Finding a good vantage point wasn’t so easy – we could see the surrounding country stretching off to the English border and the starlings massing on the pylons and wires before heading off in flocks to the town but we kept losing them behind houses.  After a bit of trial and error, we reckoned the best place was just up the road from the GGOV – a bit of a restricted view but the action was happening right above our heads.

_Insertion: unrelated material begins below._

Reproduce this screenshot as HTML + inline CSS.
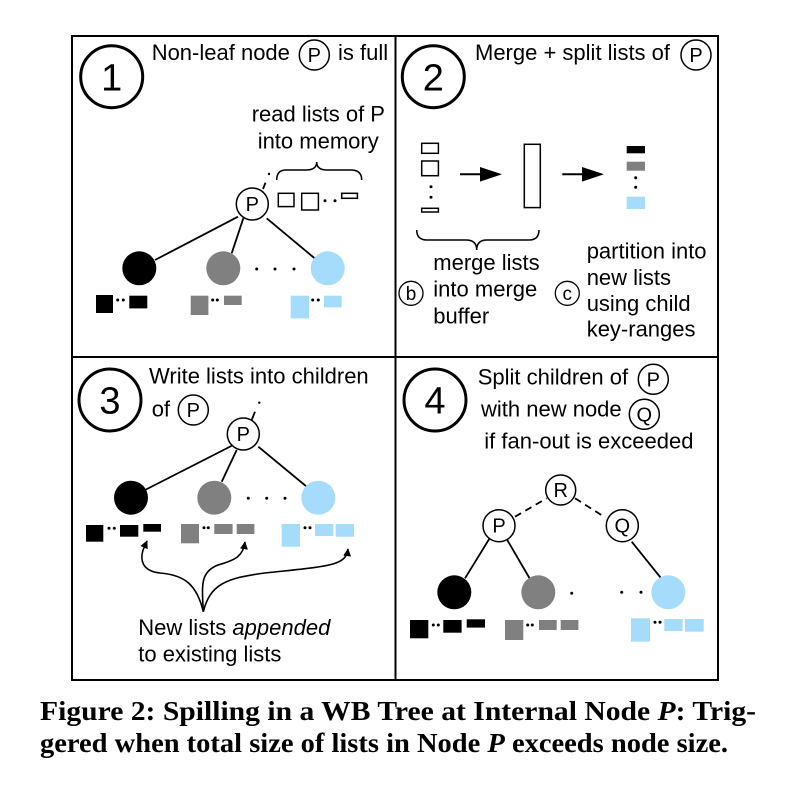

Animals flock for lots of reasons but two of them are as anti-predator devices.  If you are one bird amongst thousands then the chances of you being the individual that is picked out are tiny.  But big swirling flocks are also confusing to predators as they find it very hard to focus on just a single.  I’d always been slightly dubious about this one but that was exactly our experience – it was impossible to take in the view, no sooner had you fixed on what they were doing than the flock had moved on to a new place a new shape.  I can’t describe what it looked like – images of flames flickering in a fire, surf surging round rocks or ink drops in water give some idea but maybe it goes beyond description – it all happens at high speed and in 3D and is simply mesmerising.  In the end I just immersed myself in the experience and enjoyed it without trying to give it too much meaning.

They spent ages flying around before they felt secure enough to take cover but, when it came the end was quick, the birds diving from the sky and being sucked into the earth looking for all the world like a tornado working in reverse.  Then, all was quiet until we slowly reconnected with the rest of the world – the cars whizzing by, the lights of Gretna, all of which we’d been oblivious to as the show exploded above us.